** Start **

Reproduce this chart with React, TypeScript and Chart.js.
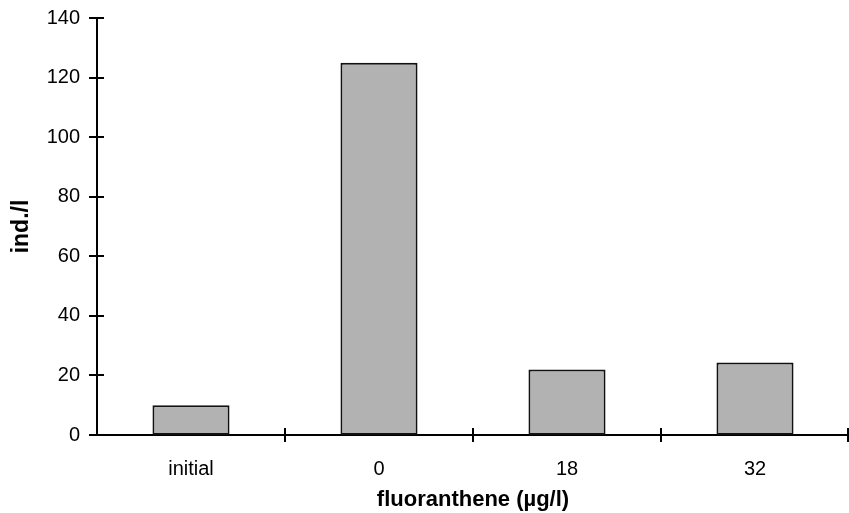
import React, { useEffect, useRef } from "react";
import { Chart, registerables } from "chart.js";

Chart.register(...registerables);

const categories = ["initial", "0", "18", "32"];
const values = [10, 125, 22, 24.3];
const yTicks = [0, 20, 40, 60, 80, 100, 120, 140];
const xTitle = "fluoranthene (µg/l)";
const yTitle = "ind./l";

const FONT = "'Liberation Sans', Arial, Helvetica, sans-serif";

const crossTicks = {
  id: "crossTicks",
  afterDraw(chart: any) {
    const ctx = chart.ctx;
    const xs = chart.scales.x;
    const ys = chart.scales.y;
    const area = chart.chartArea;
    ctx.save();
    ctx.strokeStyle = "#000";
    ctx.lineWidth = 2;
    ctx.beginPath();
    yTicks.forEach((v) => {
      const y = Math.round(ys.getPixelForValue(v));
      ctx.moveTo(area.left - 8, y);
      ctx.lineTo(area.left + 7, y);
    });
    const n = categories.length;
    for (let i = 1; i <= n; i++) {
      let x;
      if (i < n) x = (xs.getPixelForValue(i - 1) + xs.getPixelForValue(i)) / 2;
      else x = xs.getPixelForValue(n - 1) + (xs.getPixelForValue(n - 1) - xs.getPixelForValue(n - 2)) / 2 - 1;
      x = Math.round(x);
      ctx.moveTo(x, area.bottom - 7);
      ctx.lineTo(x, area.bottom + 7);
    }
    ctx.stroke();
    ctx.restore();
  },
};

export default function App() {
  const ref = useRef<HTMLCanvasElement>(null);
  useEffect(() => {
    if (!ref.current) return;
    const chart = new Chart(ref.current, {
      type: "bar",
      data: {
        labels: categories,
        datasets: [
          {
            data: values,
            backgroundColor: "#b2b2b2",
            borderColor: "#111",
            borderWidth: 2,
            borderSkipped: false,
            categoryPercentage: 1,
            barPercentage: 0.41,
          },
        ],
      },
      options: {
        responsive: false,
        animation: false,
        layout: { padding: { top: 18, right: 0, left: 0, bottom: 0 } },
        plugins: { legend: { display: false }, tooltip: { enabled: false } },
        scales: {
          x: {
            grid: { display: false, drawTicks: false },
            border: { display: true, color: "#000", width: 2 },
            ticks: {
              color: "#000",
              font: { family: FONT, size: 20 },
              padding: 22,
            },
            title: {
              display: true,
              text: xTitle,
              color: "#000",
              font: { family: FONT, size: 22, weight: "bold" },
              padding: { top: 0, bottom: 0 },
            },
            afterFit(scale: any) {
              scale.height = 78;
              scale.paddingLeft = 0;
              scale.paddingRight = 0;
            },
          },
          y: {
            min: 0,
            max: 140,
            grid: { display: false, drawTicks: false },
            border: { display: true, color: "#000", width: 2 },
            ticks: {
              stepSize: 20,
              color: "#000",
              font: { family: FONT, size: 20 },
              padding: 17,
            },
            title: {
              display: true,
              text: yTitle,
              color: "#000",
              font: { family: FONT, size: 23, weight: "bold" },
              padding: { top: 8, bottom: 0 },
            },
            afterFit(scale: any) {
              scale.width = 97;
              scale.paddingTop = 0;
              scale.paddingBottom = 0;
            },
          },
        },
      },
      plugins: [crossTicks],
    });
    return () => chart.destroy();
  }, []);
  return (
    <canvas
      ref={ref}
      width={849}
      height={513}
      style={{ position: "absolute", left: 0, top: 0, width: 849, height: 513 }}
    />
  );
}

** End **

Where a line above contains the string "React", copy that line.

Reproduce this chart with React, TypeScript and Chart.js.
import React, { useEffect, useRef } from "react";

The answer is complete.